Anche l'assolto può avere interesse a impugnare la sentenza

Redazione Scientifica
26 Agosto 2016

La Corte di cassazione ha ribadito il principio secondo cui deve essere riconosciuto in capo all'imputato il diritto ad impugnare una sentenza di proscioglimento al fine di ottenere una assoluzione con una formula più favorevole, quali sono “il fatto non sussiste” e “l'imputato non lo ha commesso”, perché totalmente liberatoria ovvero perché produttiva di effetti extrapenali più vantaggiosi o meno pregiudizievoli.

La Corte di cassazione, Sez. III, con sentenza n. 35277, depositata il 23 agosto 2016, ha ribadito il principio secondo cui deve essere riconosciuto in capo all'imputato il diritto ad impugnare una sentenza di proscioglimento (nel caso di specie “perché il fatto non costituisce reato”) al fine di ottenere una assoluzione con una formula più favorevole, quali sono “il fatto non sussiste” e “l'imputato non lo ha commesso”, perché totalmente liberatoria ovvero perché produttiva di effetti extrapenali più vantaggiosi o meno pregiudizievoli.

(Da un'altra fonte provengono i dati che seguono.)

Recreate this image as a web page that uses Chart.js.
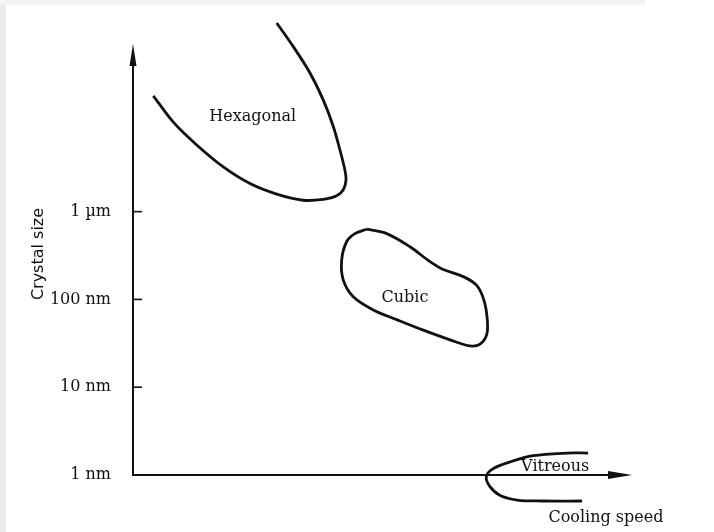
<!DOCTYPE html>
<html>
<head>
<meta charset="utf-8">
<script src="https://cdn.jsdelivr.net/npm/chart.js@4.4.0/dist/chart.umd.min.js"></script>
<style>
  html, body { margin: 0; padding: 0; background: #fff; }
  #wrap { position: relative; width: 714px; height: 532px; background: #fff; }
  #wrap:before { content: ""; position: absolute; left: 0; top: 0; width: 6px; height: 532px; background: #ebebeb; }
  #wrap:after { content: ""; position: absolute; left: 0; top: 0; width: 645px; height: 5px; background: #f3f3f3; }
  canvas { position: relative; z-index: 1; }
</style>
</head>
<body>
<div id="wrap"><canvas id="myChart" width="714" height="532"></canvas></div>
<script>
// x: cooling speed (arbitrary units 0-100), y: log10(crystal size / 1 nm)
const tickValues = [0, 1, 2, 3]
const tickLabels = ['1 nm', '10 nm', '100 nm', '1 \u00b5m']

const hexagonal = [
    { x: 4.07, y: 4.32 }, { x: 8.08, y: 4.02 }, { x: 12.77, y: 3.76 }, { x: 18.10, y: 3.51 },
    { x: 23.45, y: 3.32 }, { x: 28.80, y: 3.20 }, { x: 34.13, y: 3.13 }, { x: 38.14, y: 3.14 },
    { x: 40.82, y: 3.18 }, { x: 42.14, y: 3.25 }, { x: 42.69, y: 3.36 }, { x: 42.48, y: 3.47 },
    { x: 41.48, y: 3.70 }, { x: 40.14, y: 3.97 }, { x: 38.14, y: 4.27 }, { x: 35.47, y: 4.58 },
    { x: 32.12, y: 4.88 }, { x: 28.80, y: 5.15 }
]

const cubic = [
    { x: 46.83, y: 2.80 }, { x: 50.84, y: 2.75 }, { x: 55.51, y: 2.60 }, { x: 59.52, y: 2.43 },
    { x: 62.18, y: 2.34 }, { x: 66.19, y: 2.26 }, { x: 68.88, y: 2.16 }, { x: 70.34, y: 1.99 },
    { x: 71.00, y: 1.77 }, { x: 70.88, y: 1.60 }, { x: 69.54, y: 1.49 }, { x: 67.54, y: 1.47 },
    { x: 63.53, y: 1.54 }, { x: 58.18, y: 1.65 }, { x: 52.85, y: 1.77 }, { x: 48.16, y: 1.88 },
    { x: 44.15, y: 2.03 }, { x: 42.14, y: 2.22 }, { x: 41.82, y: 2.45 }, { x: 42.83, y: 2.66 },
    { x: 44.49, y: 2.75 }, { x: 46.83, y: 2.80 }
]

const vitreous = [
    { x: 91.2, y: 0.25 }, { x: 87.0, y: 0.25 }, { x: 80.2, y: 0.22 }, { x: 75.6, y: 0.15 },
    { x: 72.1, y: 0.07 }, { x: 70.8, y: -0.02 }, { x: 71.5, y: -0.13 }, { x: 73.5, y: -0.23 },
    { x: 77.0, y: -0.285 }, { x: 82.2, y: -0.296 }, { x: 90.0, y: -0.296 }
]

const regionNames = ['Hexagonal', 'Cubic', 'Vitreous']
const regionLabelPos = [{ x: 24.0, y: 4.08 }, { x: 54.5, y: 2.02 }, { x: 84.6, y: 0.09 }]

const serif = '"DejaVu Serif", "Liberation Serif", serif'
const ink = '#111'

const curve = (data) => ({
    data: data,
    showLine: true,
    borderColor: ink,
    borderWidth: 2.8,
    pointRadius: 0,
    tension: 0.35,
    capBezierPoints: false,
    clip: false
})

// axes with arrow heads, inward ticks and all the free text
const diagramPlugin = {
    id: 'diagram',
    afterDatasetsDraw(chart) {
        const { ctx, chartArea, scales: { x, y } } = chart
        const x0 = chartArea.left
        const y0 = y.getPixelForValue(0)
        ctx.save()
        ctx.strokeStyle = ink
        ctx.fillStyle = ink
        ctx.lineWidth = 2

        // y axis
        ctx.beginPath()
        ctx.moveTo(x0, y0 + 1)
        ctx.lineTo(x0, chartArea.top + 10)
        ctx.stroke()
        ctx.beginPath()
        ctx.moveTo(x0, chartArea.top)
        ctx.lineTo(x0 - 3.5, chartArea.top + 22)
        ctx.lineTo(x0 + 3.5, chartArea.top + 22)
        ctx.closePath()
        ctx.fill()

        // x axis
        ctx.beginPath()
        ctx.moveTo(x0 - 1, y0)
        ctx.lineTo(chartArea.right - 10, y0)
        ctx.stroke()
        ctx.beginPath()
        ctx.moveTo(chartArea.right, y0)
        ctx.lineTo(chartArea.right - 24, y0 - 4)
        ctx.lineTo(chartArea.right - 24, y0 + 4)
        ctx.closePath()
        ctx.fill()

        // inward ticks
        ctx.lineWidth = 1.6
        tickValues.slice(1).forEach(v => {
            const py = y.getPixelForValue(v)
            ctx.beginPath()
            ctx.moveTo(x0, py)
            ctx.lineTo(x0 + 9, py)
            ctx.stroke()
        })

        ctx.textAlign = 'center'
        ctx.textBaseline = 'middle'
        ctx.font = '16px ' + serif
        regionNames.forEach((name, i) => {
            ctx.fillText(name, x.getPixelForValue(regionLabelPos[i].x), y.getPixelForValue(regionLabelPos[i].y))
        })

        ctx.fillText('Cooling speed', chartArea.right - 26, y0 + 43)

        ctx.translate(39, 254)
        ctx.rotate(-Math.PI / 2)
        ctx.font = '16px "DejaVu Sans", sans-serif'
        ctx.fillText('Crystal size', 0, 0)
        ctx.restore()
    }
}

const ctx = document.getElementById('myChart')
const myChart = new Chart(ctx, {
    type: 'scatter',
    data: {
        datasets: [curve(hexagonal), curve(cubic), curve(vitreous)]
    },
    options: {
        responsive: false,
        animation: false,
        layout: { padding: { top: 44, right: 82, bottom: 57, left: 0 } },
        plugins: {
            legend: { display: false },
            tooltip: { enabled: false }
        },
        scales: {
            x: {
                display: false,
                min: 0,
                max: 100
            },
            y: {
                min: 0,
                max: 4.91,
                afterFit: (scale) => { scale.width = 133 },
                afterBuildTicks: (scale) => { scale.ticks = tickValues.map(v => ({ value: v })) },
                grid: { display: false, drawTicks: false },
                border: { display: false },
                ticks: {
                    padding: 22,
                    color: ink,
                    font: { family: serif, size: 16 },
                    callback: (value) => tickLabels[tickValues.indexOf(value)]
                }
            }
        }
    },
    plugins: [diagramPlugin]
})
</script>
</body>
</html>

I giudici di legittimità hanno così chiarito che l'interesse richiesto dall'art. 568, comma 4, c.p.p. come condizione di ammissibilità di qualsiasi impugnazione deve essere riferito agli effetti primai e diretti del provvedimento da impugnare e sussiste ogniqualvolta il gravame sia idoneo a costituire, mediante l'eliminazione di un provvedimento pregiudizievole, una situazione pratica più vantaggiosa per l'impugnante rispetto a quella esistente.

Le formula il fatto non sussiste e il fatto non è stato commesso dall'imputato, infatti, escludono l'esistenza stessa del fatto, prima ancora della sua riferibilità oggettiva e psicologica al preteso autore. Tutte le altre formule, per quanto assolutorie, attribuiscono all'imputato un fatto, o comunque non ne escludono l'attribuzione, che può non costituire reato, ma, tuttavia, può comportare un giudizio sfavorevole da parte dell'opinione pubblica o dalla coscienza sociale.